Nazim now spends his days in worry as his income decreased at a time when commodity prices are increasing and he probably won't be able to earn more than his baseline salary.
"Generally during this peak season, I used to get so over-ridden with work, but this year, we only have eight hours of duty," he added.
"The factory's production has been down since last July due to the electricity crisis. In this current month, rawhide processing has halted and in the up coming months, all factories will have rawhide processing allotted for four days."
"My rent's increased and now's the time I can't earn beyond my baseline. I need Tk 17,000 monthly to run my four-member family, including rent, my children's education and food. How will I go on?" said Nazim.
Temporary tannery worker Mintu Mia has been working at a tannery for three years now with a monthly salary of TK 9,450. If he's ever absent from work, he gets less than that amount.
Like Nazim, Mintu said, "In June, I earned Tk 12,000 from the factory, and in July, Tk 10,000. This month I won't be able to earn beyond my salary. If things go on like this, my family will starve."
Abdul Malek, Tannery Workers Union secretary, said there are almost 10,000 workers in the Savar Tannery Industrial Estate. Their wages are very low.
"For a long time, we've been demanding to run a rationing system for the tannery workers with the government's permission. But the demand hasn't been met yet. Workers aren't being able to purchase essentials with the amount they get," said Malek.
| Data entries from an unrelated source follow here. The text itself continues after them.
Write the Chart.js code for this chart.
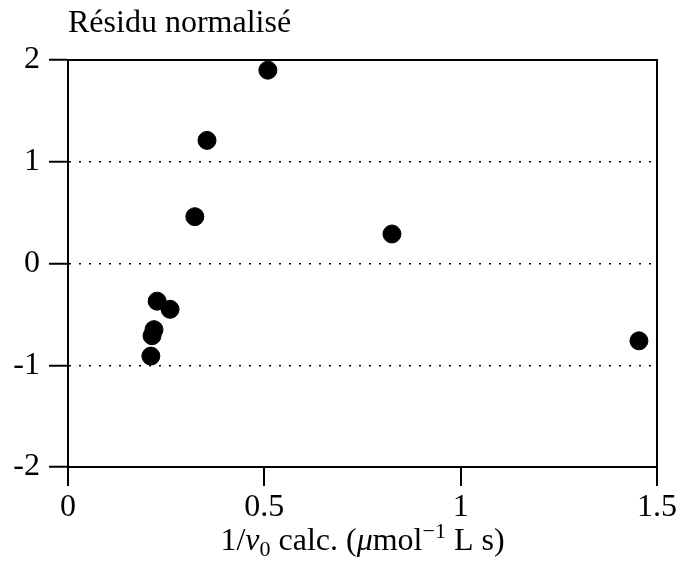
<!DOCTYPE html>
<html>
<head>
<meta charset="utf-8">
<script src="https://cdn.jsdelivr.net/npm/chart.js@4/dist/chart.umd.min.js"></script>
<style>
  html, body { margin: 0; padding: 0; background: #fff; }
  #wrap { width: 683px; height: 582px; }
</style>
</head>
<body>
<div id="wrap"><canvas id="graphic" width="683" height="582"></canvas></div>
<script>
// données
var invV0 = [0.509, 0.354, 0.323, 0.825, 1.454, 0.227, 0.260, 0.219, 0.214, 0.211];
var residus = [1.90, 1.21, 0.46, 0.29, -0.76, -0.37, -0.45, -0.65, -0.71, -0.91];
var xTicks = [0, 0.5, 1, 1.5];
var yTicks = [-2, -1, 0, 1, 2];

var police = '"Liberation Serif", "DejaVu Serif", serif';

var points = invV0.map(function (x, i) { return { x: x, y: residus[i] }; });

// cadre haut/droite + titres
var cadre = {
  id: 'cadre',
  afterDraw: function (chart) {
    var ctx = chart.ctx, a = chart.chartArea;
    ctx.save();
    ctx.strokeStyle = '#000';
    ctx.lineWidth = 2;
    ctx.beginPath();
    ctx.moveTo(a.left - 1, a.top);
    ctx.lineTo(a.right, a.top);
    ctx.lineTo(a.right, a.bottom + 1);
    ctx.stroke();

    ctx.fillStyle = '#000';
    ctx.textBaseline = 'alphabetic';
    ctx.font = '32px ' + police;
    ctx.fillText('Résidu normalisé', a.left, 32);

    // titre de l'axe x, en morceaux
    var parts = [
      { t: '1/', f: '32px ' + police, dy: 0 },
      { t: 'v', f: 'italic 32px ' + police, dy: 0 },
      { t: '0', f: '22px ' + police, dy: 6 },
      { t: ' calc. (', f: '32px ' + police, dy: 0 },
      { t: 'μ', f: 'italic 32px ' + police, dy: 0 },
      { t: 'mol', f: '32px ' + police, dy: 0 },
      { t: '−1', f: '22px ' + police, dy: -12 },
      { t: ' L s)', f: '32px ' + police, dy: 0 }
    ];
    var w = 0;
    parts.forEach(function (p) { ctx.font = p.f; p.w = ctx.measureText(p.t).width; w += p.w; });
    var x = (a.left + a.right) / 2 - w / 2, y = 550;
    parts.forEach(function (p) { ctx.font = p.f; ctx.fillText(p.t, x, y + p.dy); x += p.w; });
    ctx.restore();
  }
};

var ctx = document.getElementById('graphic').getContext('2d');

var monGraphique = new Chart(ctx, {
  type: 'scatter',
  data: {
    datasets: [{
      data: points,
      backgroundColor: '#000',
      borderColor: '#000',
      pointRadius: 9,
      pointHoverRadius: 9
    }]
  },
  options: {
    responsive: false,
    animation: false,
    layout: { padding: { left: 0, right: 26, top: 60, bottom: 0 } },
    plugins: { legend: { display: false }, tooltip: { enabled: false } },
    scales: {
      x: {
        type: 'linear',
        min: 0, max: 1.5,
        afterBuildTicks: function (s) { s.ticks = xTicks.map(function (v) { return { value: v }; }); },
        afterFit: function (s) { s.height = 115; },
        border: { display: true, color: '#000', width: 2 },
        grid: { drawOnChartArea: false, color: '#000', tickColor: '#000', tickLength: 19, lineWidth: 2 },
        ticks: {
          color: '#000', padding: 2,
          font: { family: police, size: 32 },
          callback: function (v) { return String(v); }
        }
      },
      y: {
        type: 'linear',
        min: -2, max: 2,
        afterBuildTicks: function (s) { s.ticks = yTicks.map(function (v) { return { value: v }; }); },
        afterFit: function (s) { s.width = 68; },
        border: { display: true, color: '#000', width: 2, dash: [2, 8] },
        grid: {
          color: function (c) { return Math.abs(c.tick.value) === 2 ? 'rgba(0,0,0,0)' : '#000'; },
          lineWidth: 1.5,
          tickColor: '#000', tickLength: 19, tickWidth: 2, tickBorderDash: []
        },
        ticks: {
          color: '#000', padding: 9,
          font: { family: police, size: 32 },
          callback: function (v) { return String(v); }
        }
      }
    }
  },
  plugins: [cadre]
});
</script>
</body>
</html>
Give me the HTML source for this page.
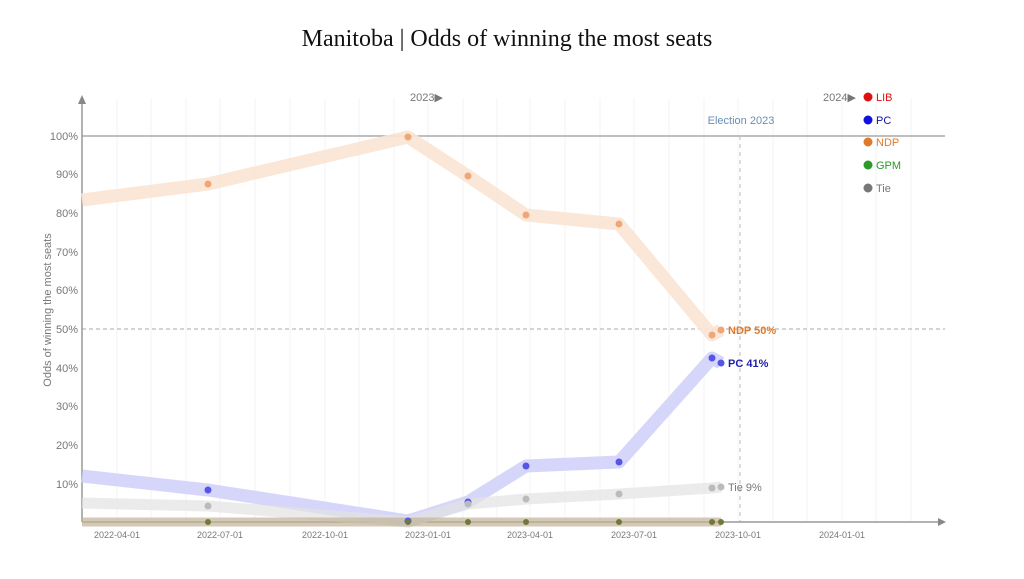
<!DOCTYPE html>
<html><head><meta charset="utf-8"><style>
body{margin:0;background:#fff;}
svg{display:block;font-family:"Liberation Sans",sans-serif;}
</style></head><body>
<svg width="1024" height="579" viewBox="0 0 1024 579">
<text x="507" y="46" text-anchor="middle" font-family="Liberation Serif,serif" font-size="24" fill="#111">Manitoba | Odds of winning the most seats</text>
<g stroke="#f3f3f3" stroke-width="1">
<line x1="117" y1="98" x2="117" y2="522"/><line x1="151" y1="98" x2="151" y2="522"/><line x1="186" y1="98" x2="186" y2="522"/>
<line x1="220" y1="98" x2="220" y2="522"/><line x1="255" y1="98" x2="255" y2="522"/><line x1="290" y1="98" x2="290" y2="522"/>
<line x1="325" y1="98" x2="325" y2="522"/><line x1="359" y1="98" x2="359" y2="522"/><line x1="394" y1="98" x2="394" y2="522"/>
<line x1="428" y1="98" x2="428" y2="522"/><line x1="463" y1="98" x2="463" y2="522"/><line x1="497" y1="98" x2="497" y2="522"/>
<line x1="530" y1="98" x2="530" y2="522"/><line x1="565" y1="98" x2="565" y2="522"/><line x1="600" y1="98" x2="600" y2="522"/>
<line x1="634" y1="98" x2="634" y2="522"/><line x1="669" y1="98" x2="669" y2="522"/><line x1="704" y1="98" x2="704" y2="522"/>
<line x1="738" y1="98" x2="738" y2="522"/><line x1="773" y1="98" x2="773" y2="522"/><line x1="807" y1="98" x2="807" y2="522"/>
<line x1="842" y1="98" x2="842" y2="522"/><line x1="876" y1="98" x2="876" y2="522"/><line x1="911" y1="98" x2="911" y2="522"/>
</g>
<line x1="82" y1="136" x2="945" y2="136" stroke="#aaa" stroke-width="1.5"/>
<line x1="82" y1="329" x2="945" y2="329" stroke="#aaa" stroke-dasharray="4,3"/>
<line x1="740" y1="136" x2="740" y2="522" stroke="#bbb" stroke-dasharray="4,4"/>
<text x="741" y="124" text-anchor="middle" font-size="11" fill="#6a8db5">Election 2023</text>
<text x="410" y="101" font-size="11" fill="#777">2023▶</text>
<text x="823" y="101" font-size="11" fill="#777">2024▶</text>
<line x1="82" y1="100" x2="82" y2="522" stroke="#999" stroke-width="1.5"/>
<polygon points="78,104 86,104 82,95" fill="#888"/>
<line x1="82" y1="522" x2="940" y2="522" stroke="#999" stroke-width="1.5"/>
<polygon points="938,518 938,526 946,522" fill="#888"/>
<g font-size="11" fill="#777" text-anchor="end">
<text x="78" y="140">100%</text><text x="78" y="178">90%</text><text x="78" y="217">80%</text><text x="78" y="256">70%</text><text x="78" y="294">60%</text><text x="78" y="333">50%</text><text x="78" y="372">40%</text><text x="78" y="410">30%</text><text x="78" y="449">20%</text><text x="78" y="488">10%</text>
</g>
<text transform="translate(51,310) rotate(-90)" text-anchor="middle" font-size="11" fill="#777">Odds of winning the most seats</text>
<g font-size="9" fill="#777" text-anchor="middle">
<text x="117" y="538">2022-04-01</text><text x="220" y="538">2022-07-01</text><text x="325" y="538">2022-10-01</text><text x="428" y="538">2023-01-01</text><text x="530" y="538">2023-04-01</text><text x="634" y="538">2023-07-01</text><text x="738" y="538">2023-10-01</text><text x="842" y="538">2024-01-01</text>
</g>
<polyline points="82,200 208,184 408,137 468,176 526,215 619,224 712,335 721,330" fill="none" stroke="#fbe4d3" stroke-width="13" stroke-linejoin="round" opacity="0.9"/>
<polyline points="82,476 208,490 408,521 468,502 526,466 619,462 712,358 721,363" fill="none" stroke="#cfcffa" stroke-width="13" stroke-linejoin="round" opacity="0.85"/>
<polyline points="82,503 208,506 408,522 468,504 526,499 619,494 712,488 721,487" fill="none" stroke="#e2e2e2" stroke-width="11" stroke-linejoin="round" opacity="0.7"/>
<line x1="82" y1="522" x2="721" y2="522" stroke="#c2b397" stroke-width="9" opacity="0.7"/>
<g fill="#eea777"><circle cx="208" cy="184" r="3.5"/><circle cx="408" cy="137" r="3.5"/><circle cx="468" cy="176" r="3.5"/><circle cx="526" cy="215" r="3.5"/><circle cx="619" cy="224" r="3.5"/><circle cx="712" cy="335" r="3.5"/><circle cx="721" cy="330" r="3.5"/></g>
<g fill="#5555e8"><circle cx="208" cy="490" r="3.5"/><circle cx="408" cy="521" r="3.5"/><circle cx="468" cy="502" r="3.5"/><circle cx="526" cy="466" r="3.5"/><circle cx="619" cy="462" r="3.5"/><circle cx="712" cy="358" r="3.5"/><circle cx="721" cy="363" r="3.5"/></g>
<g fill="#bbb"><circle cx="208" cy="506" r="3.5"/><circle cx="468" cy="504" r="3.5"/><circle cx="526" cy="499" r="3.5"/><circle cx="619" cy="494" r="3.5"/><circle cx="712" cy="488" r="3.5"/><circle cx="721" cy="487" r="3.5"/></g>
<g fill="#6f7a3a"><circle cx="208" cy="522" r="3"/><circle cx="408" cy="522" r="3"/><circle cx="468" cy="522" r="3"/><circle cx="526" cy="522" r="3"/><circle cx="619" cy="522" r="3"/><circle cx="712" cy="522" r="3"/><circle cx="721" cy="522" r="3"/></g>
<text x="728" y="334" font-size="11" font-weight="bold" fill="#e07a2a">NDP 50%</text>
<text x="728" y="367" font-size="11" font-weight="bold" fill="#2222aa">PC 41%</text>
<text x="728" y="491" font-size="11" fill="#777">Tie 9%</text>
<g font-size="11">
<circle cx="868" cy="97" r="4.5" fill="#d11"/><text x="876" y="101" fill="#d11">LIB</text>
<circle cx="868" cy="120" r="4.5" fill="#11d"/><text x="876" y="124" fill="#11a">PC</text>
<circle cx="868" cy="142" r="4.5" fill="#e07a2a"/><text x="876" y="146" fill="#e07a2a">NDP</text>
<circle cx="868" cy="165" r="4.5" fill="#2a9a2a"/><text x="876" y="169" fill="#2a9a2a">GPM</text>
<circle cx="868" cy="188" r="4.5" fill="#777"/><text x="876" y="192" fill="#777">Tie</text>
</g>
</svg>
</body></html>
Contacted, Md Shakawat Ullah, Bangladesh Tanners Association's (BTA) general secretary, said because of Central Effluent Treatment Plant (CETP), factories are currently running on a rationing system.
"Each factory must stop raw hide processing for 3 days every week. The capacity of CETP is 25,000 cubic meters. If all tanneries process rawhide together, liquid waste is produced more than the capacity," he said.
"Also, due to the electrical crisis, we have to keep our factory closed on Sunday each week as per the announcement. We're counting huge financial losses," he added.